Set problem => The listing below should be printed exactly, every line of it. Skip the pictures.

** START Recorded information **

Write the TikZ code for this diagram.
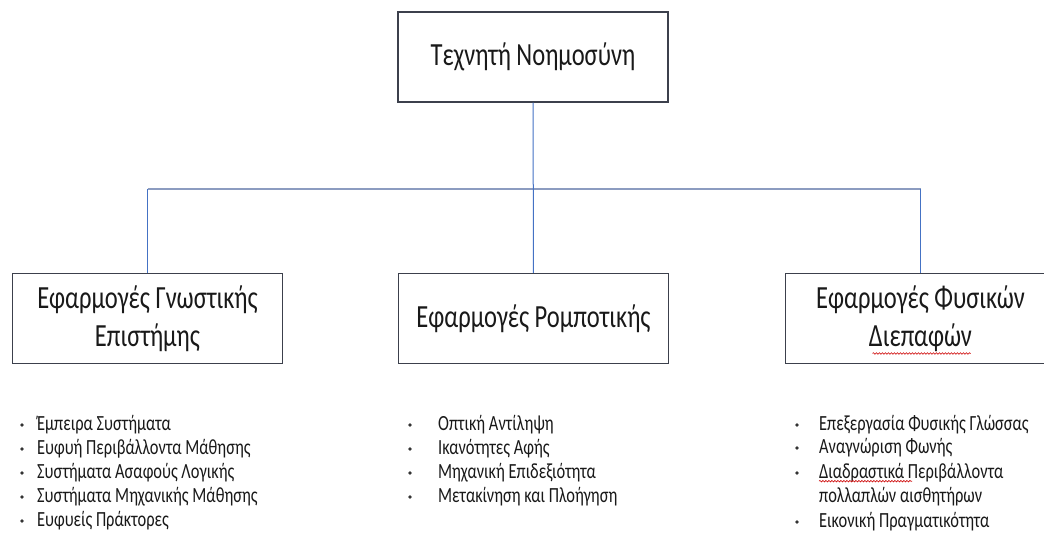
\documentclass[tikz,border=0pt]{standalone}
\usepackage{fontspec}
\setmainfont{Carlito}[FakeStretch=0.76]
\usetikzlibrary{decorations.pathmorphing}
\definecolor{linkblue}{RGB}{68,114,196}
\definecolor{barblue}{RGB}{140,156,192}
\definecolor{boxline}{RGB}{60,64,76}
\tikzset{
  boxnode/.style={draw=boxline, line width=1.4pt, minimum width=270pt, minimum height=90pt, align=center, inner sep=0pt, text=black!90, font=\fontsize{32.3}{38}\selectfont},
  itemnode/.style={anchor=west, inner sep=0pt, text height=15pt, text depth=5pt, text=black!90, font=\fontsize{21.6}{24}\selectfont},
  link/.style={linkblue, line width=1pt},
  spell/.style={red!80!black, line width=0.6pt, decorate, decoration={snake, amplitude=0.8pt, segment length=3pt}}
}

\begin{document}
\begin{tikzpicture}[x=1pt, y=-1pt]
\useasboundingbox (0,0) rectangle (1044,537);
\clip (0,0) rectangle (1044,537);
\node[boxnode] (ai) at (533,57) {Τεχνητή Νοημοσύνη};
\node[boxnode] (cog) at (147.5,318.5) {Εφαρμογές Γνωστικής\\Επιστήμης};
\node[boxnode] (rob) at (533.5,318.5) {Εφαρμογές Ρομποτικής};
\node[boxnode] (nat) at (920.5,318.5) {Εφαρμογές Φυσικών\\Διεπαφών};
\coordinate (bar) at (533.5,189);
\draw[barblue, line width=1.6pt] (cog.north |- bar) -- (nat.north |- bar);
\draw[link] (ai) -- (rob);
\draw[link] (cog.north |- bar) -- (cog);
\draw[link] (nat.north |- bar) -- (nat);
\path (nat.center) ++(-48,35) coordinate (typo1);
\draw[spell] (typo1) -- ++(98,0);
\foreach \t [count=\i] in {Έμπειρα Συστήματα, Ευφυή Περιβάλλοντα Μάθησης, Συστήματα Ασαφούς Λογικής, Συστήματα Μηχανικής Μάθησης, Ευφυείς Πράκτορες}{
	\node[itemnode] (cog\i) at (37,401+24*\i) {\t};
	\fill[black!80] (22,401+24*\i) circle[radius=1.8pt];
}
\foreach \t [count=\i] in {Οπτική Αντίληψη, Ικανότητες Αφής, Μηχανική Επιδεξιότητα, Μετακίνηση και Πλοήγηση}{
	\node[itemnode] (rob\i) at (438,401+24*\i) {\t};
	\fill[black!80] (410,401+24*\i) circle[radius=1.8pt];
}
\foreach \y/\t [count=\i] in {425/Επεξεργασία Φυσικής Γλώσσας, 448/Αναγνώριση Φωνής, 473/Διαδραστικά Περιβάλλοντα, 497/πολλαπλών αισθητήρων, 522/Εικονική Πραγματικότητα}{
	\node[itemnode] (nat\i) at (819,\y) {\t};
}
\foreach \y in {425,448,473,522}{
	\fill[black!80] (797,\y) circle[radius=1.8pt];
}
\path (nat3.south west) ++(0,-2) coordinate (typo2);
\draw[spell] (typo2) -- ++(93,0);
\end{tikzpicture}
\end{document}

** END Recorded information **

Complete response =>
Write the TikZ code for this diagram.
\documentclass[tikz,border=0pt]{standalone}
\usepackage{fontspec}
\setmainfont{Carlito}[FakeStretch=0.76]
\usetikzlibrary{decorations.pathmorphing}
\definecolor{linkblue}{RGB}{68,114,196}
\definecolor{barblue}{RGB}{140,156,192}
\definecolor{boxline}{RGB}{60,64,76}
\tikzset{
  boxnode/.style={draw=boxline, line width=1.4pt, minimum width=270pt, minimum height=90pt, align=center, inner sep=0pt, text=black!90, font=\fontsize{32.3}{38}\selectfont},
  itemnode/.style={anchor=west, inner sep=0pt, text height=15pt, text depth=5pt, text=black!90, font=\fontsize{21.6}{24}\selectfont},
  link/.style={linkblue, line width=1pt},
  spell/.style={red!80!black, line width=0.6pt, decorate, decoration={snake, amplitude=0.8pt, segment length=3pt}}
}

\begin{document}
\begin{tikzpicture}[x=1pt, y=-1pt]
\useasboundingbox (0,0) rectangle (1044,537);
\clip (0,0) rectangle (1044,537);
\node[boxnode] (ai) at (533,57) {Τεχνητή Νοημοσύνη};
\node[boxnode] (cog) at (147.5,318.5) {Εφαρμογές Γνωστικής\\Επιστήμης};
\node[boxnode] (rob) at (533.5,318.5) {Εφαρμογές Ρομποτικής};
\node[boxnode] (nat) at (920.5,318.5) {Εφαρμογές Φυσικών\\Διεπαφών};
\coordinate (bar) at (533.5,189);
\draw[barblue, line width=1.6pt] (cog.north |- bar) -- (nat.north |- bar);
\draw[link] (ai) -- (rob);
\draw[link] (cog.north |- bar) -- (cog);
\draw[link] (nat.north |- bar) -- (nat);
\path (nat.center) ++(-48,35) coordinate (typo1);
\draw[spell] (typo1) -- ++(98,0);
\foreach \t [count=\i] in {Έμπειρα Συστήματα, Ευφυή Περιβάλλοντα Μάθησης, Συστήματα Ασαφούς Λογικής, Συστήματα Μηχανικής Μάθησης, Ευφυείς Πράκτορες}{
	\node[itemnode] (cog\i) at (37,401+24*\i) {\t};
	\fill[black!80] (22,401+24*\i) circle[radius=1.8pt];
}
\foreach \t [count=\i] in {Οπτική Αντίληψη, Ικανότητες Αφής, Μηχανική Επιδεξιότητα, Μετακίνηση και Πλοήγηση}{
	\node[itemnode] (rob\i) at (438,401+24*\i) {\t};
	\fill[black!80] (410,401+24*\i) circle[radius=1.8pt];
}
\foreach \y/\t [count=\i] in {425/Επεξεργασία Φυσικής Γλώσσας, 448/Αναγνώριση Φωνής, 473/Διαδραστικά Περιβάλλοντα, 497/πολλαπλών αισθητήρων, 522/Εικονική Πραγματικότητα}{
	\node[itemnode] (nat\i) at (819,\y) {\t};
}
\foreach \y in {425,448,473,522}{
	\fill[black!80] (797,\y) circle[radius=1.8pt];
}
\path (nat3.south west) ++(0,-2) coordinate (typo2);
\draw[spell] (typo2) -- ++(93,0);
\end{tikzpicture}
\end{document}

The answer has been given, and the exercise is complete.